Others reject this characterization, arguing that applying the label to Trump is inaccurate and mere alarmist rhetoric for partisan gain: 

  • Exercise of Legitimate Executive Power: Counter-arguments maintain that Trump’s policies—such as implementing aggressive tariffs, tightening borders, or demanding reforms from universities—represent the fulfillment of a democratic mandate and the deployment of lawful presidential authority, rather than systemic autocracy.
  • Resilience of American Democratic Vibrancy: Skeptics point out that the fundamental architecture of U.S. democracy remains functional. Media organizations and late-night hosts fiercely criticize the president daily without being shut down, citizens routinely organize mass protests, and independent courts regularly block executive actions.
  • Lack of Hegemonic Control: Unlike leaders like Viktor Orbán in Hungary or Hugo Chávez in Venezuela, Trump operates within a deeply decentralized federalist system. The U.S. president lacks the structural power to unilaterally rewrite the Constitution, abolish local elections, or fully subdue state-level governments.

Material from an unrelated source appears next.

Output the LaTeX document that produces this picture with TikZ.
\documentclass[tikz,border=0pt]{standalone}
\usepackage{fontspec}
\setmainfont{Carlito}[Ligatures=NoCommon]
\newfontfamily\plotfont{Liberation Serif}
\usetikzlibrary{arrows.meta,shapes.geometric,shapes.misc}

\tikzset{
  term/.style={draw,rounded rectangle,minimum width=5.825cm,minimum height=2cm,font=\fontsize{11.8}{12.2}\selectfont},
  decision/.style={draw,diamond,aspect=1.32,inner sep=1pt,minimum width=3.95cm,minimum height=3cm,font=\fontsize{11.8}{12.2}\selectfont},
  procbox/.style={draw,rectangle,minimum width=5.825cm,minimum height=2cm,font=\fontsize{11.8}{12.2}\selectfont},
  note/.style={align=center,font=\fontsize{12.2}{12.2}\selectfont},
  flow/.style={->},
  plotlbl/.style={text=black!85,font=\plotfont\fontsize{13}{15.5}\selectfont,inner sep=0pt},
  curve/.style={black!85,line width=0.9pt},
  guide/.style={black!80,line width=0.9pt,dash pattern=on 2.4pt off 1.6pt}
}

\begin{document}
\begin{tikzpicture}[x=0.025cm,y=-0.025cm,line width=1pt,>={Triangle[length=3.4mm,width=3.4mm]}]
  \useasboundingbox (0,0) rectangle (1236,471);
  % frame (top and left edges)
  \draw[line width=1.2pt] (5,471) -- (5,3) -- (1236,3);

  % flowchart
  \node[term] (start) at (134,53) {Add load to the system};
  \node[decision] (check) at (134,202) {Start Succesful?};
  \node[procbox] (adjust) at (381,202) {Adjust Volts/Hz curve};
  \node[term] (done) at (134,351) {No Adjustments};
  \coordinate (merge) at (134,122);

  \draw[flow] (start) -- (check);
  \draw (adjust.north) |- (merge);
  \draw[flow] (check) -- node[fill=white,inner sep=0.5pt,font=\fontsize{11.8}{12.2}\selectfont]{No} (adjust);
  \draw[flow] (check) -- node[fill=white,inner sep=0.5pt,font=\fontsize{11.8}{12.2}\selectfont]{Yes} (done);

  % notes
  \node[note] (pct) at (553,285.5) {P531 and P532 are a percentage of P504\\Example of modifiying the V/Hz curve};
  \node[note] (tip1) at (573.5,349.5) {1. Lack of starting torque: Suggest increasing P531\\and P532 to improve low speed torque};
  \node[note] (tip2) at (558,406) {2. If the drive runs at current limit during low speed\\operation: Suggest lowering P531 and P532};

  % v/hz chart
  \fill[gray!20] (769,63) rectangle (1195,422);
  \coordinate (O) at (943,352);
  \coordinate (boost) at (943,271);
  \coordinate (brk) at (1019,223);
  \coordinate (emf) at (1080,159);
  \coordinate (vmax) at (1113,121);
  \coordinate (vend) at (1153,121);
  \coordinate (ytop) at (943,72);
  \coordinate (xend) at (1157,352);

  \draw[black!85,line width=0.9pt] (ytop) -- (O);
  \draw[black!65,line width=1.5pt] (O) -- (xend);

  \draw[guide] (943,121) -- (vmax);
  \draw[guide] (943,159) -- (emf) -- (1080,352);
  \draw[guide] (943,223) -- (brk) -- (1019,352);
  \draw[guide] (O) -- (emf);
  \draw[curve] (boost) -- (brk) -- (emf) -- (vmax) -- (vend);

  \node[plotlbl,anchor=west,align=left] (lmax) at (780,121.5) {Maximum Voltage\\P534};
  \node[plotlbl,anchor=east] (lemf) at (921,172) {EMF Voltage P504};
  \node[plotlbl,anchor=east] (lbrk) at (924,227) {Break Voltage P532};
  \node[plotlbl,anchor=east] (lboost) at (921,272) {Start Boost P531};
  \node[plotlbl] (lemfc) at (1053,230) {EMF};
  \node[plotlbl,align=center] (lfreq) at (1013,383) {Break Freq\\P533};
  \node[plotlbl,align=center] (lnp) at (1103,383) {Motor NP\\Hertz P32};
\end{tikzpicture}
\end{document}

  • Accusations of Political Bias: Critics of the label argue that framing policy disagreements or aggressive political rhetoric as “competitive authoritarianism” amounts to partisan fear-casting by academic elites who simply oppose Trump’s populist agenda. 

Ultimately hindsight is twenty-twenty. We really won’t know what comes of the actions of President Trump’s administration until it’s well in the rear view mirror. Many will prove to be overblown rhetoric, but other changes might stick. Certainly Trump isn’t afraid to use the lever of power that he has access to today.